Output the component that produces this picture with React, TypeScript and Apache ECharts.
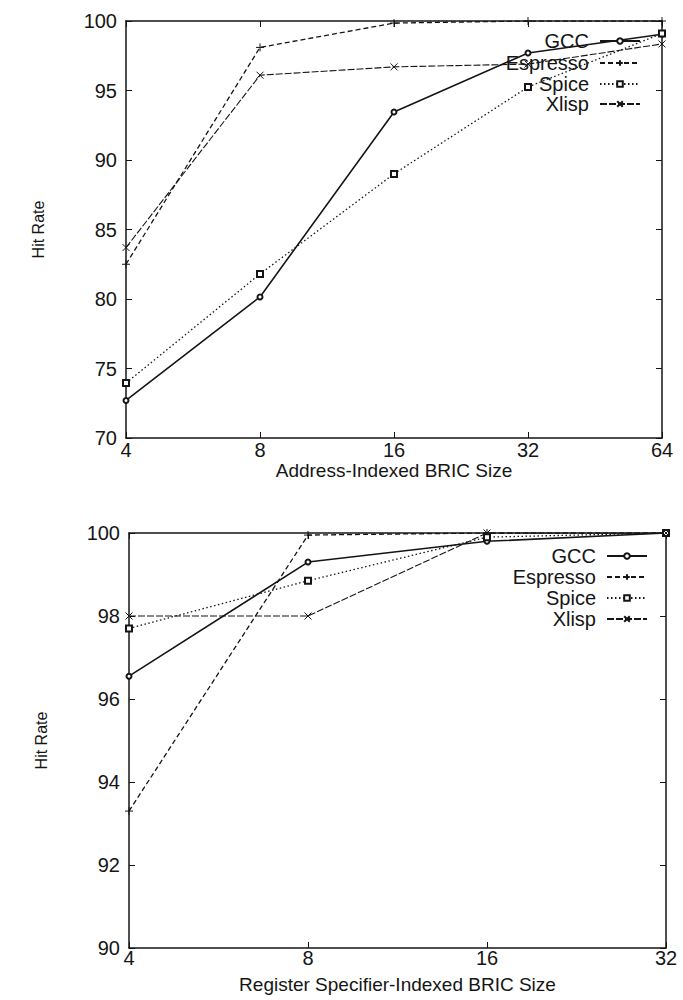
import React, { useEffect, useRef } from "react";
import * as echarts from "echarts";

const sizesTop = [4, 8, 16, 32, 64];
const gccTop = [72.7, 80.15, 93.45, 97.7, 99.05];
const espressoTop = [82.5, 98.1, 99.85, 100, 100];
const spiceTop = [73.95, 81.8, 89.0, 95.25, 99.1];
const xlispTop = [83.7, 96.1, 96.7, 96.9, 98.35];

const sizesBottom = [4, 8, 16, 32];
const gccBottom = [96.55, 99.3, 99.8, 100];
const espressoBottom = [93.3, 99.95, 100, 100];
const spiceBottom = [97.7, 98.85, 99.9, 100];
const xlispBottom = [98.0, 98.0, 100, 100];

const seriesNames = ["GCC", "Espresso", "Spice", "Xlisp"];
const xTitleTop = "Address-Indexed BRIC Size";
const xTitleBottom = "Register Specifier-Indexed BRIC Size";
const yTitle = "Hit Rate";

const FONT = "Liberation Sans, Arial, Helvetica, sans-serif";
const INK = "#151515";

const PLUS = "path://M0,5L10,5M5,0L5,10";
const CROSS = "path://M0,0L10,10M10,0L0,10";

const styles: Record<string, any> = {
  GCC: { symbol: "emptyCircle", symbolSize: 5, lineType: "solid", width: 1.6 },
  Espresso: { symbol: PLUS, symbolSize: 8, lineType: [5, 3], width: 1.3 },
  Spice: { symbol: "emptyRect", symbolSize: 6, lineType: [1.5, 2.5], width: 1.3 },
  Xlisp: { symbol: CROSS, symbolSize: 7, lineType: [7, 2], width: 1.1 },
};

function makeSeries(name: string, xs: number[], ys: number[], axisIdx: number) {
  const s = styles[name];
  return {
    type: "line",
    name,
    xAxisIndex: axisIdx,
    yAxisIndex: axisIdx,
    data: xs.map((x, i) => [x, ys[i]]),
    symbol: s.symbol,
    symbolSize: s.symbolSize,
    showAllSymbol: true,
    lineStyle: { color: INK, width: s.width, type: s.lineType },
    itemStyle: { color: INK, borderColor: INK, borderWidth: 1 },
    emphasis: { disabled: true },
    z: 3,
  };
}

function xAxisCfg(grid: number, max: number, name: string, main: boolean) {
  return {
    type: "log",
    logBase: 2,
    gridIndex: grid,
    min: 4,
    max,
    position: main ? "bottom" : "top",
    name: main ? name : "",
    nameLocation: "middle",
    nameGap: grid === 0 ? 15 : 27,
    nameTextStyle: { fontFamily: FONT, fontSize: 19, color: INK },
    axisLine: { show: true, lineStyle: { color: INK, width: 1.5 } },
    axisTick: { show: true, inside: true, length: 6, lineStyle: { color: INK } },
    axisLabel: {
      show: main,
      fontFamily: FONT,
      fontSize: 20,
      color: INK,
      margin: grid === 0 ? 2 : 0,
    },
    splitLine: { show: false },
    minorTick: { show: false },
  };
}

function yAxisCfg(grid: number, min: number, interval: number, main: boolean) {
  return {
    type: "value",
    gridIndex: grid,
    min,
    max: 100,
    interval,
    position: main ? "left" : "right",
    name: main ? yTitle : "",
    nameLocation: "middle",
    nameRotate: 90,
    nameGap: 80,
    nameTextStyle: { fontFamily: FONT, fontSize: 16, color: INK },
    axisLine: { show: true, lineStyle: { color: INK, width: 1.5 } },
    axisTick: { show: true, inside: true, length: 6, lineStyle: { color: INK } },
    axisLabel: {
      show: main,
      fontFamily: FONT,
      fontSize: 20,
      color: INK,
      margin: 9,
    },
    splitLine: { show: false },
  };
}

function legendCfg(name: string, right: number, top: number) {
  return {
    data: [name],
    orient: "vertical",
    right,
    top,
    align: "right",
    itemWidth: 40,
    itemHeight: 7,
    selectedMode: false,
    textStyle: { fontFamily: FONT, fontSize: 20, color: INK, padding: [0, 6, 0, 0] },
  };
}

export default function App() {
  const ref = useRef<HTMLDivElement>(null);
  useEffect(() => {
    if (!ref.current) return;
    const chart = echarts.init(ref.current, undefined, { renderer: "svg" });
    const topLegendY = [26, 48, 69, 89];
    const bottomLegendY = [541, 562, 583, 604];
    const option: any = {
      animation: false,
      backgroundColor: "#ffffff",
      grid: [
        { left: 126, right: 21, top: 21, height: 417 },
        { left: 129, right: 17, top: 533, height: 415 },
      ],
      xAxis: [
        xAxisCfg(0, 64, xTitleTop, true),
        xAxisCfg(0, 64, "", false),
        xAxisCfg(1, 32, xTitleBottom, true),
        xAxisCfg(1, 32, "", false),
      ],
      yAxis: [
        yAxisCfg(0, 70, 5, true),
        yAxisCfg(0, 70, 5, false),
        yAxisCfg(1, 90, 2, true),
        yAxisCfg(1, 90, 2, false),
      ],
      legend: [
        ...seriesNames.map((n, i) => legendCfg(n, 37, topLegendY[i])),
        ...seriesNames.map((n, i) => legendCfg(n, 30, bottomLegendY[i])),
      ],
      series: [
        makeSeries("GCC", sizesTop, gccTop, 0),
        makeSeries("Espresso", sizesTop, espressoTop, 0),
        makeSeries("Spice", sizesTop, spiceTop, 0),
        makeSeries("Xlisp", sizesTop, xlispTop, 0),
        makeSeries("GCC", sizesBottom, gccBottom, 2),
        makeSeries("Espresso", sizesBottom, espressoBottom, 2),
        makeSeries("Spice", sizesBottom, spiceBottom, 2),
        makeSeries("Xlisp", sizesBottom, xlispBottom, 2),
      ],
    };
    chart.setOption(option);
    return () => chart.dispose();
  }, []);
  return (
    <div
      ref={ref}
      style={{ position: "absolute", left: 0, top: 0, width: 683, height: 1000, background: "#fff" }}
    />
  );
}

* _Written request_: Return the listing above word for word, with the pictures removed.

* _Result of the task_:
Output the component that produces this picture with React, TypeScript and Apache ECharts.
import React, { useEffect, useRef } from "react";
import * as echarts from "echarts";

const sizesTop = [4, 8, 16, 32, 64];
const gccTop = [72.7, 80.15, 93.45, 97.7, 99.05];
const espressoTop = [82.5, 98.1, 99.85, 100, 100];
const spiceTop = [73.95, 81.8, 89.0, 95.25, 99.1];
const xlispTop = [83.7, 96.1, 96.7, 96.9, 98.35];

const sizesBottom = [4, 8, 16, 32];
const gccBottom = [96.55, 99.3, 99.8, 100];
const espressoBottom = [93.3, 99.95, 100, 100];
const spiceBottom = [97.7, 98.85, 99.9, 100];
const xlispBottom = [98.0, 98.0, 100, 100];

const seriesNames = ["GCC", "Espresso", "Spice", "Xlisp"];
const xTitleTop = "Address-Indexed BRIC Size";
const xTitleBottom = "Register Specifier-Indexed BRIC Size";
const yTitle = "Hit Rate";

const FONT = "Liberation Sans, Arial, Helvetica, sans-serif";
const INK = "#151515";

const PLUS = "path://M0,5L10,5M5,0L5,10";
const CROSS = "path://M0,0L10,10M10,0L0,10";

const styles: Record<string, any> = {
  GCC: { symbol: "emptyCircle", symbolSize: 5, lineType: "solid", width: 1.6 },
  Espresso: { symbol: PLUS, symbolSize: 8, lineType: [5, 3], width: 1.3 },
  Spice: { symbol: "emptyRect", symbolSize: 6, lineType: [1.5, 2.5], width: 1.3 },
  Xlisp: { symbol: CROSS, symbolSize: 7, lineType: [7, 2], width: 1.1 },
};

function makeSeries(name: string, xs: number[], ys: number[], axisIdx: number) {
  const s = styles[name];
  return {
    type: "line",
    name,
    xAxisIndex: axisIdx,
    yAxisIndex: axisIdx,
    data: xs.map((x, i) => [x, ys[i]]),
    symbol: s.symbol,
    symbolSize: s.symbolSize,
    showAllSymbol: true,
    lineStyle: { color: INK, width: s.width, type: s.lineType },
    itemStyle: { color: INK, borderColor: INK, borderWidth: 1 },
    emphasis: { disabled: true },
    z: 3,
  };
}

function xAxisCfg(grid: number, max: number, name: string, main: boolean) {
  return {
    type: "log",
    logBase: 2,
    gridIndex: grid,
    min: 4,
    max,
    position: main ? "bottom" : "top",
    name: main ? name : "",
    nameLocation: "middle",
    nameGap: grid === 0 ? 15 : 27,
    nameTextStyle: { fontFamily: FONT, fontSize: 19, color: INK },
    axisLine: { show: true, lineStyle: { color: INK, width: 1.5 } },
    axisTick: { show: true, inside: true, length: 6, lineStyle: { color: INK } },
    axisLabel: {
      show: main,
      fontFamily: FONT,
      fontSize: 20,
      color: INK,
      margin: grid === 0 ? 2 : 0,
    },
    splitLine: { show: false },
    minorTick: { show: false },
  };
}

function yAxisCfg(grid: number, min: number, interval: number, main: boolean) {
  return {
    type: "value",
    gridIndex: grid,
    min,
    max: 100,
    interval,
    position: main ? "left" : "right",
    name: main ? yTitle : "",
    nameLocation: "middle",
    nameRotate: 90,
    nameGap: 80,
    nameTextStyle: { fontFamily: FONT, fontSize: 16, color: INK },
    axisLine: { show: true, lineStyle: { color: INK, width: 1.5 } },
    axisTick: { show: true, inside: true, length: 6, lineStyle: { color: INK } },
    axisLabel: {
      show: main,
      fontFamily: FONT,
      fontSize: 20,
      color: INK,
      margin: 9,
    },
    splitLine: { show: false },
  };
}

function legendCfg(name: string, right: number, top: number) {
  return {
    data: [name],
    orient: "vertical",
    right,
    top,
    align: "right",
    itemWidth: 40,
    itemHeight: 7,
    selectedMode: false,
    textStyle: { fontFamily: FONT, fontSize: 20, color: INK, padding: [0, 6, 0, 0] },
  };
}

export default function App() {
  const ref = useRef<HTMLDivElement>(null);
  useEffect(() => {
    if (!ref.current) return;
    const chart = echarts.init(ref.current, undefined, { renderer: "svg" });
    const topLegendY = [26, 48, 69, 89];
    const bottomLegendY = [541, 562, 583, 604];
    const option: any = {
      animation: false,
      backgroundColor: "#ffffff",
      grid: [
        { left: 126, right: 21, top: 21, height: 417 },
        { left: 129, right: 17, top: 533, height: 415 },
      ],
      xAxis: [
        xAxisCfg(0, 64, xTitleTop, true),
        xAxisCfg(0, 64, "", false),
        xAxisCfg(1, 32, xTitleBottom, true),
        xAxisCfg(1, 32, "", false),
      ],
      yAxis: [
        yAxisCfg(0, 70, 5, true),
        yAxisCfg(0, 70, 5, false),
        yAxisCfg(1, 90, 2, true),
        yAxisCfg(1, 90, 2, false),
      ],
      legend: [
        ...seriesNames.map((n, i) => legendCfg(n, 37, topLegendY[i])),
        ...seriesNames.map((n, i) => legendCfg(n, 30, bottomLegendY[i])),
      ],
      series: [
        makeSeries("GCC", sizesTop, gccTop, 0),
        makeSeries("Espresso", sizesTop, espressoTop, 0),
        makeSeries("Spice", sizesTop, spiceTop, 0),
        makeSeries("Xlisp", sizesTop, xlispTop, 0),
        makeSeries("GCC", sizesBottom, gccBottom, 2),
        makeSeries("Espresso", sizesBottom, espressoBottom, 2),
        makeSeries("Spice", sizesBottom, spiceBottom, 2),
        makeSeries("Xlisp", sizesBottom, xlispBottom, 2),
      ],
    };
    chart.setOption(option);
    return () => chart.dispose();
  }, []);
  return (
    <div
      ref={ref}
      style={{ position: "absolute", left: 0, top: 0, width: 683, height: 1000, background: "#fff" }}
    />
  );
}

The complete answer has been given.